When a brand launches without purposeful innovation or a distinct hero product, the question is, was the brand built solely on the assumption that celebrity association alone would carry it?
Let’s be honest, the celebrity brand model always had a shelf life. Most celebrity beauty brands were never designed for longevity. They were designed to capitalize on a moment of cultural proximity - what we affectionately call a celebrity “cash grab”. But consumers have wised up to this type of marketing and aren’t as motivated to purchase a product simply because a celebrity name is attached.
But why are some “celebrity brands” working? Simple, they were designed to stand alone if the celebrity founder stepped away. Rhode has moved well past its Hailey Bieber origins because the products it offered built genuine consumer loyalty on their own merits. Rare Beauty continues to grow because Selena Gomez built a brand with products that stand on their own, regardless of the founder’s name. In these cases, celebrity connection is a useful marketing asset, but not the DNA of the brand.
The Brands That Are Surviving
Let’s be clear - the $670 billion global cosmetic industry isn’t failing, it’s adjusting. The brands holding on, and in some cases growing, share characteristics worth paying attention to.
Probably the most important factor in building brand loyalty is transparency over marketing claims. Brands leading with actual published third-party research on their formulas and active ingredients are outperforming brands built primarily on an aspirational identity or founder fame.

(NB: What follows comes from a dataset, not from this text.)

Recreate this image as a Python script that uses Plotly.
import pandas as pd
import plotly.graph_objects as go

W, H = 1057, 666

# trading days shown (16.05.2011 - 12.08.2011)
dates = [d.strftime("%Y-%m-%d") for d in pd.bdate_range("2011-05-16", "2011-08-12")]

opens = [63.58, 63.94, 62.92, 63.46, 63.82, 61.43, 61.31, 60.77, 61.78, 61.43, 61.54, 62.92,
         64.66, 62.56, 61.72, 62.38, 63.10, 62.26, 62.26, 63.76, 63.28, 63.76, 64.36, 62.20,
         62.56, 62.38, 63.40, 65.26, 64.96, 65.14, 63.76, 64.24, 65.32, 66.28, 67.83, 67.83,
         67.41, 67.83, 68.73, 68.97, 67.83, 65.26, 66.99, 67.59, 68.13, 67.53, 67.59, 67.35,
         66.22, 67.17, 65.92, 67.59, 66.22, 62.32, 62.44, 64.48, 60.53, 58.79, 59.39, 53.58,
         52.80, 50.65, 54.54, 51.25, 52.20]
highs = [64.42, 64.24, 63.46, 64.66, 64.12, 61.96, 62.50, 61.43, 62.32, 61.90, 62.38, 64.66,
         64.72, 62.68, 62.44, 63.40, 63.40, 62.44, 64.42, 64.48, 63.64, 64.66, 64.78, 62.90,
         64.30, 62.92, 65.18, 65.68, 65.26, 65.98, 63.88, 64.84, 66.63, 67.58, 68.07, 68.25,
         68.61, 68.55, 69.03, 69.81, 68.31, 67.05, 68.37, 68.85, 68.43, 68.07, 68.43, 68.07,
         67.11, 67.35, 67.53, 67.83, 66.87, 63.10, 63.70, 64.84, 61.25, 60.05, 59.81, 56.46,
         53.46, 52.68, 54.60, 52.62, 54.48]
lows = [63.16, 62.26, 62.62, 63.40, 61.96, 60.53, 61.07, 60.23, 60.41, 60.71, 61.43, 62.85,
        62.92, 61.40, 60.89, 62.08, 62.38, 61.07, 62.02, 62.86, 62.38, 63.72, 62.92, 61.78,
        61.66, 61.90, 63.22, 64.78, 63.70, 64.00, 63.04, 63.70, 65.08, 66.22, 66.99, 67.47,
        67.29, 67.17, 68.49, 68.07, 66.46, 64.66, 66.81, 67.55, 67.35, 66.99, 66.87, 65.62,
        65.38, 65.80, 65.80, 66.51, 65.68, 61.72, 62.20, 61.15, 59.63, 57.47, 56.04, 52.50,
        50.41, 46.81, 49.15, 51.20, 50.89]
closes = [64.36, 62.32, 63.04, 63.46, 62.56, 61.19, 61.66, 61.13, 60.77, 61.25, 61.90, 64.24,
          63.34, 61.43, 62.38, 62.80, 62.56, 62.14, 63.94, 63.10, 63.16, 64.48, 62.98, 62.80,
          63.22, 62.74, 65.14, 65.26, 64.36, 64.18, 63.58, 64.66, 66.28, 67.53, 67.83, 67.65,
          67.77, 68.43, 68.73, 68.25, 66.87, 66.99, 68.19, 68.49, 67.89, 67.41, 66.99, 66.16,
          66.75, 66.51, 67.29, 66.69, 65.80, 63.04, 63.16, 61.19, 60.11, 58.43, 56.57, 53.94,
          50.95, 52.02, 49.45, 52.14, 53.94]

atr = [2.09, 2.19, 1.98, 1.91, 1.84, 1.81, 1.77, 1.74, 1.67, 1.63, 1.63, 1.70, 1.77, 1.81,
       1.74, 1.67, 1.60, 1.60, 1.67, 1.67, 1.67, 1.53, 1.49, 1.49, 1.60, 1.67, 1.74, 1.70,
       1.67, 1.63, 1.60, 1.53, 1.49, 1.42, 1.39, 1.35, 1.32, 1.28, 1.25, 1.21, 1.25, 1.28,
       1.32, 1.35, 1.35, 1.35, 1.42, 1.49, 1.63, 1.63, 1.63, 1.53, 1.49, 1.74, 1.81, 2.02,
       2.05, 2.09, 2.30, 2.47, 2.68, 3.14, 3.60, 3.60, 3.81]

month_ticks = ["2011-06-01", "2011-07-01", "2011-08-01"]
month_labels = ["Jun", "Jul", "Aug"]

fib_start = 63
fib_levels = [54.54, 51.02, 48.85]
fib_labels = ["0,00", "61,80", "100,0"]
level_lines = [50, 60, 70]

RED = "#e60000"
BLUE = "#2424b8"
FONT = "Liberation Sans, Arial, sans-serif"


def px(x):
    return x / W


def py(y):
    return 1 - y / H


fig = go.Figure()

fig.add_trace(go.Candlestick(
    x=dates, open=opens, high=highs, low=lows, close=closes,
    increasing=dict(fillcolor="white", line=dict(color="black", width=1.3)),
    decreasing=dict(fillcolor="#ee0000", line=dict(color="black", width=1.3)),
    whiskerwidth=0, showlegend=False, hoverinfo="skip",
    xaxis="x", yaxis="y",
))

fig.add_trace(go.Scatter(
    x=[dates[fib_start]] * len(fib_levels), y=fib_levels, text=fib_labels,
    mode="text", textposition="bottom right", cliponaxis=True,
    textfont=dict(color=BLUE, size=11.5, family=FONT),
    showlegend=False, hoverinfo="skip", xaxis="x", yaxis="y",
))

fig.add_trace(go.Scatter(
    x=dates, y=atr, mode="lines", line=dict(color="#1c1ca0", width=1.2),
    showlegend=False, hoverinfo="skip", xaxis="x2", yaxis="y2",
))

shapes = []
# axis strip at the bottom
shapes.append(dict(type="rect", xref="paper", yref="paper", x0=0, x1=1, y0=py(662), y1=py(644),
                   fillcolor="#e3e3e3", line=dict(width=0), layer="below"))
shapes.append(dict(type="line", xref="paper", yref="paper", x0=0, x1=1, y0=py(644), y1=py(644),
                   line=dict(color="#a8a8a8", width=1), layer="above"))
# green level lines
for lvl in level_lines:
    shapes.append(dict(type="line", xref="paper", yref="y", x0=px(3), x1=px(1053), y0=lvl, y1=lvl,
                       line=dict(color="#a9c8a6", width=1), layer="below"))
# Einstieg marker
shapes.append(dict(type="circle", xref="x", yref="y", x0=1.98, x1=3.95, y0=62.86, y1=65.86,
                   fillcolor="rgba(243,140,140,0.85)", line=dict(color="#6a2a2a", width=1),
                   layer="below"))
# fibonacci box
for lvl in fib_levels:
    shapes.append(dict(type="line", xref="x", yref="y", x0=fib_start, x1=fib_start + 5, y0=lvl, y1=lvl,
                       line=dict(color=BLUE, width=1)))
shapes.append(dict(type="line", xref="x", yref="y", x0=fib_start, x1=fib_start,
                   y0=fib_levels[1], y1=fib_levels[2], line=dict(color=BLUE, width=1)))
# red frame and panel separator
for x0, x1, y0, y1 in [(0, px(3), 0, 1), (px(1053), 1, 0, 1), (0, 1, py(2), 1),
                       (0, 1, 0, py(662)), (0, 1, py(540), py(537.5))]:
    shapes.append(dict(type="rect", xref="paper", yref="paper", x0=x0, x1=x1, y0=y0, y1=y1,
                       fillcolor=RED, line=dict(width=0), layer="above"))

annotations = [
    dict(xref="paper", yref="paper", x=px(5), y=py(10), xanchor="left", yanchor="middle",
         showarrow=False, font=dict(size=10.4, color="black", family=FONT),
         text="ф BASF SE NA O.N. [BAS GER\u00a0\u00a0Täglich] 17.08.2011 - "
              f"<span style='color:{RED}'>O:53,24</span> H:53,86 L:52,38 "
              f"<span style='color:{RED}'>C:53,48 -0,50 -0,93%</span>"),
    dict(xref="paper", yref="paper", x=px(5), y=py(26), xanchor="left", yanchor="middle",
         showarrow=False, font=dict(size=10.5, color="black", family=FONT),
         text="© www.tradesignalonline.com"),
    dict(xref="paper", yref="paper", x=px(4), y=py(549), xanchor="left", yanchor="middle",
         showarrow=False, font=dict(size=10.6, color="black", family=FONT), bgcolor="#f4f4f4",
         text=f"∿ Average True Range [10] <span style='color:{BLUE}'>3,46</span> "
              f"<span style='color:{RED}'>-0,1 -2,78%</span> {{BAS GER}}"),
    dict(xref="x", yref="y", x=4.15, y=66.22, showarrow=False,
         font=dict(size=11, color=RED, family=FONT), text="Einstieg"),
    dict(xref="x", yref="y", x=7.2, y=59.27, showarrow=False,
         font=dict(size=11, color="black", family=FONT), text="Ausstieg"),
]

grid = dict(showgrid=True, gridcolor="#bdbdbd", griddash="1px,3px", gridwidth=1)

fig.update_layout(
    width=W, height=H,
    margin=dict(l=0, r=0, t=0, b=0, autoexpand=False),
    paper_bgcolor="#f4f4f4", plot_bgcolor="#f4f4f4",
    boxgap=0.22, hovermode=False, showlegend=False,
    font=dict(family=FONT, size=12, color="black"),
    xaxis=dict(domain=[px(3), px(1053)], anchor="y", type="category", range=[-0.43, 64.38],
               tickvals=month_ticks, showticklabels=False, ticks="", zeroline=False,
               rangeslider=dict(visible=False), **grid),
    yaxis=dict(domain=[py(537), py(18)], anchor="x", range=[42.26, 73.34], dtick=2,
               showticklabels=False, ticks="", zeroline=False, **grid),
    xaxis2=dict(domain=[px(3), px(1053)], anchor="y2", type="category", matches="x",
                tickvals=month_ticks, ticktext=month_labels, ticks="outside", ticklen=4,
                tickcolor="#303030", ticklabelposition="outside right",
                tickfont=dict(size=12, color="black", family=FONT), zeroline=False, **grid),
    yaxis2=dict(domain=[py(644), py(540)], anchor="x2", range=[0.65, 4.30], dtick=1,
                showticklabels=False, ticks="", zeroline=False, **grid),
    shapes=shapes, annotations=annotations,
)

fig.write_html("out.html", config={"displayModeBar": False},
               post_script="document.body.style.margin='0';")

There is a HUGE difference between a brand citing its own internally commissioned testing and one pointing readers to independently published, peer-reviewed third-party test data. In-house scientific studies are nothing more than marketing collateral, with data designed solely with the brand’s financial interest in mind. Independent third-party, peer-reviewed research is entirely different and provides verifiable facts, not carefully controlled data that fits a brand’s narrative. Consumers in 2026 have become sophisticated enough to ask which one they’re looking at when a brand starts making scientific claims. The brands that present actual third-party, peer-reviewed scientific data to validate their marketing claims are the ones gaining ground.
The surviving brands also understand that social media shops aren’t a business model. Consumers want a brand philosophy that resonates with their lifestyle, a founder who speaks honestly and earns trust over time, and products they want to repurchase — that’s the foundation of a successful brand. The businesses holding on through this wave of closures have built communities that don’t evaporate when social platforms’ algorithms shift or trends change.
#MyTwoCents
The 2026 closure wave isn’t an anomaly. It’s the delayed reckoning of a decade of product oversaturation, with social media success standing in for genuine brand equity.

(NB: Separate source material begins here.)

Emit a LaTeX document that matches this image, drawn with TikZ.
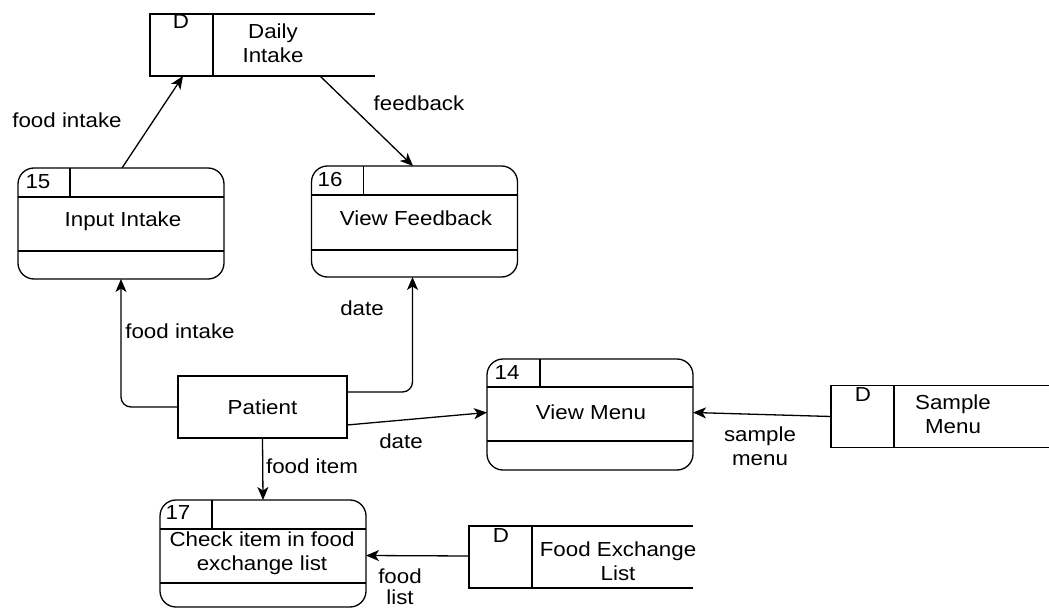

It was a good run while social feeds sustained the insanity, but the climate has changed. This inevitable collapse of many brands was necessary for an industry in desperate need of editing, but unwilling to do so while the money was flowing freely.

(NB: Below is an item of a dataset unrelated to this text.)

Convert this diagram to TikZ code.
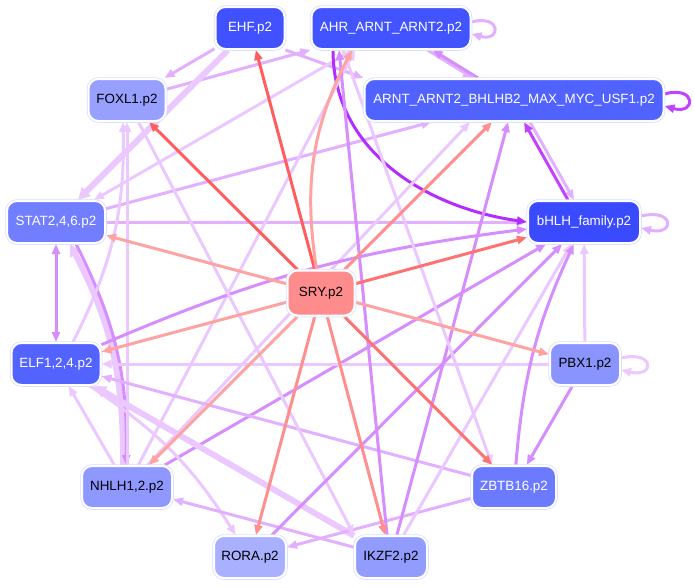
\documentclass[tikz,border=0pt]{standalone}
\usepackage{fontspec}
\setmainfont{Liberation Sans}
\usepackage{tikz}
\usetikzlibrary{arrows.meta}
\usetikzlibrary{backgrounds}

\definecolor{ringblue}{HTML}{D8DCFF}
\definecolor{ehfc}{HTML}{4151FF}
\definecolor{ahrc}{HTML}{4254FF}
\definecolor{arntc}{HTML}{5062FF}
\definecolor{bhlhc}{HTML}{3A4AFF}
\definecolor{foxc}{HTML}{98A0FF}
\definecolor{statc}{HTML}{707EFF}
\definecolor{elfc}{HTML}{5263FF}
\definecolor{pbxc}{HTML}{8A94FF}
\definecolor{nhlhc}{HTML}{8E98FF}
\definecolor{zbtbc}{HTML}{6C7AFF}
\definecolor{rorac}{HTML}{A8B0FF}
\definecolor{ikzfc}{HTML}{929CFF}
\definecolor{sryc}{HTML}{FF8C8C}
\definecolor{rA}{HTML}{FF5E5E}
\definecolor{rB}{HTML}{FF7272}
\definecolor{rC}{HTML}{FF8E8E}
\definecolor{rD}{HTML}{FFA2A2}
\definecolor{pdark}{HTML}{B22EFF}
\definecolor{pdeep}{HTML}{C044FF}
\definecolor{pmid}{HTML}{D68EFF}
\definecolor{plight}{HTML}{E2B0FF}
\definecolor{ppale}{HTML}{EBC8FF}

\begin{document}
\begin{tikzpicture}[x=1pt, y=1pt,
        >={Triangle[length=10pt,width=8pt]},
        tf/.style={rounded corners=10pt, draw=white, line width=2pt,
            preaction={draw=ringblue, line width=3.5pt},
            minimum height=42pt, inner sep=2pt, font=\fontsize{13.4}{15}\selectfont},
        tfw/.style={tf, text=white},
        ed/.style={line width=3pt, ->},
        fat/.style={line width=6pt, -{Triangle[length=12pt,width=12pt]}}]
        \useasboundingbox (0,0) rectangle (694,-587);

        % Draw the factors
        \node[tfw, fill=ehfc, minimum width=69pt] (ehf) at (250,-28) {EHF.p2};
        \node[tfw, fill=ahrc, minimum width=159pt] (ahr) at (391,-28) {AHR\_ARNT\_ARNT2.p2};
        \node[tf, fill=foxc, minimum width=77pt] (foxl) at (127,-100) {FOXL1.p2};
        \node[tfw, fill=arntc, minimum width=299pt] (arnt) at (514,-100) {ARNT\_ARNT2\_BHLHB2\_MAX\_MYC\_USF1.p2};
        \node[tfw, fill=statc, minimum width=98pt] (stat) at (56,-222) {STAT2,4,6.p2};
        \node[tfw, fill=bhlhc, minimum width=112pt] (bhlh) at (584,-222) {bHLH\_family.p2};
        \node[tf, fill=sryc, minimum width=67pt, minimum height=45pt] (sry) at (321,-293) {SRY.p2};
        \node[tfw, fill=elfc, minimum width=89pt] (elf) at (56,-364) {ELF1,2,4.p2};
        \node[tf, fill=pbxc, minimum width=70pt] (pbx) at (585,-364) {PBX1.p2};
        \node[tf, fill=nhlhc, minimum width=90pt] (nhlh) at (127,-487) {NHLH1,2.p2};
        \node[tfw, fill=zbtbc, minimum width=84pt] (zbtb) at (514,-487) {ZBTB16.p2};
        \node[tf, fill=rorac, minimum width=72pt] (rora) at (250,-557) {RORA.p2};
        \node[tf, fill=ikzfc, minimum width=72pt] (ikzf) at (391,-557) {IKZF2.p2};

        \begin{scope}[on background layer]
        % Draw the purple links
        \draw[ed, plight] (ehf) -- (foxl);
        \draw[ed, plight] (foxl) -- (ahr);
        \draw[ed, plight] (ehf.south east) -- (arnt.north west);
        \draw[fat, ppale] (ehf) -- (stat);
        \draw[ed, ppale] (ahr) -- (stat);
        \draw[ed, plight] (stat) -- (arnt);
        \draw[ed, plight] (stat) -- (bhlh);
        \draw[ed, plight] ([xshift=-44pt]ahr.south east) -- ([xshift=-41pt]arnt.north);
        \draw[ed, pmid] ([xshift=-36pt]arnt.north) -- ([xshift=-39pt]ahr.south east);
        \draw[ed, plight] ([xshift=16pt]arnt.south) -- ([xshift=-10pt]bhlh.north);
        \draw[ed, pdeep] ([xshift=-16pt]bhlh.north) -- ([xshift=10pt]arnt.south);
        \draw[ed, pdark] ([xshift=-58pt]ahr.south) to[out=-90, in=172] (bhlh.west);
        \draw[ed, pmid, <->] (stat) -- (elf);
        \draw[fat, ppale] ([xshift=-4pt]nhlh.north) to[bend right=14] ([xshift=14pt]stat.south);
        \draw[ed, pmid] ([xshift=20pt]stat.south) to[bend left=14] ([xshift=-1pt]nhlh.north);
        \draw[ed, ppale] ([xshift=17pt]elf.north) to[bend right=14] ([xshift=-4pt]foxl.south);
        \draw[ed, ppale] (nhlh) -- (foxl);
        \draw[ed, ppale] (nhlh) -- (elf);
        \draw[ed, ppale] (nhlh) -- ([xshift=-36pt]ahr.south);
        \draw[ed, ppale] (nhlh) -- ([xshift=-44pt]arnt.south);
        \draw[ed, pmid] (nhlh) -- (bhlh);
        \draw[ed, pmid] (elf) to[bend left=8] (bhlh);
        \draw[ed, ppale] (pbx) -- (elf);
        \draw[ed, plight] (zbtb) -- (elf);
        \draw[fat, ppale] (ikzf) -- (elf);
        \draw[ed, ppale] (elf) to[bend left=12] (rora);
        \draw[ed, plight] (ikzf) -- (nhlh);
        \draw[ed, plight] (zbtb) -- (rora);
        \draw[ed, ppale] (foxl) -- (ikzf.north west);
        \draw[ed, pmid] ([xshift=-4pt]ikzf.north) -- ([xshift=-52pt]ahr.south);
        \draw[ed, pmid] (ikzf) -- (arnt);
        \draw[ed, ppale] (ikzf) -- (bhlh);
        \draw[ed, pmid] (rora) -- (bhlh);
        \draw[ed, ppale] ([xshift=-48pt]ahr.south) -- ([xshift=-22pt]zbtb.north);
        \draw[ed, pmid] (zbtb) to[bend left=10] (bhlh);
        \draw[ed, ppale] (pbx) -- (bhlh);
        \draw[ed, pmid] (pbx) -- (zbtb);

        % Self loops
        \draw[ed, plight] ([yshift=6pt]ahr.east) .. controls +(30,8) and +(30,-8) .. ([yshift=-6pt]ahr.east);
        \draw[ed, pdeep] ([yshift=6pt]arnt.east) .. controls +(32,9) and +(32,-9) .. ([yshift=-6pt]arnt.east);
        \draw[ed, plight] ([yshift=6pt]bhlh.east) .. controls +(34,8) and +(34,-8) .. ([yshift=-6pt]bhlh.east);
        \draw[ed, ppale] ([yshift=6pt]pbx.east) .. controls +(34,8) and +(34,-8) .. ([yshift=-6pt]pbx.east);

        % Draw the SRY links
        \draw[ed, rA] (sry) -- (ehf);
        \draw[ed, rA] (sry) -- (foxl);
        \draw[ed, rD] (sry) to[bend left=18] ([xshift=-39pt]ahr.south);
        \draw[ed, rC] (sry) -- (arnt);
        \draw[ed, rB] (sry) -- (bhlh);
        \draw[ed, rD] (sry) -- (stat);
        \draw[ed, rD] (sry) -- (elf);
        \draw[ed, rD] (sry) -- (pbx);
        \draw[ed, rD] (sry) -- (nhlh);
        \draw[ed, rB] (sry) -- (zbtb);
        \draw[ed, rC] (sry) -- (rora);
        \draw[ed, rC] (sry) -- (ikzf);
        \end{scope}
    \end{tikzpicture}
\end{document}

The brands that remain after this cycle will be stronger for the experience. And the ones that closed had warning signs long before 2026 and could have survived if they had paid more attention to building brand longevity and not chasing viral sales.
The uncomfortable truth is that some of these closures aren’t tragedies. They’re outcomes of a lack of foresight. The actual tragedy is in the jobs lost and the communities left without something they loved. That part is real and worth mourning.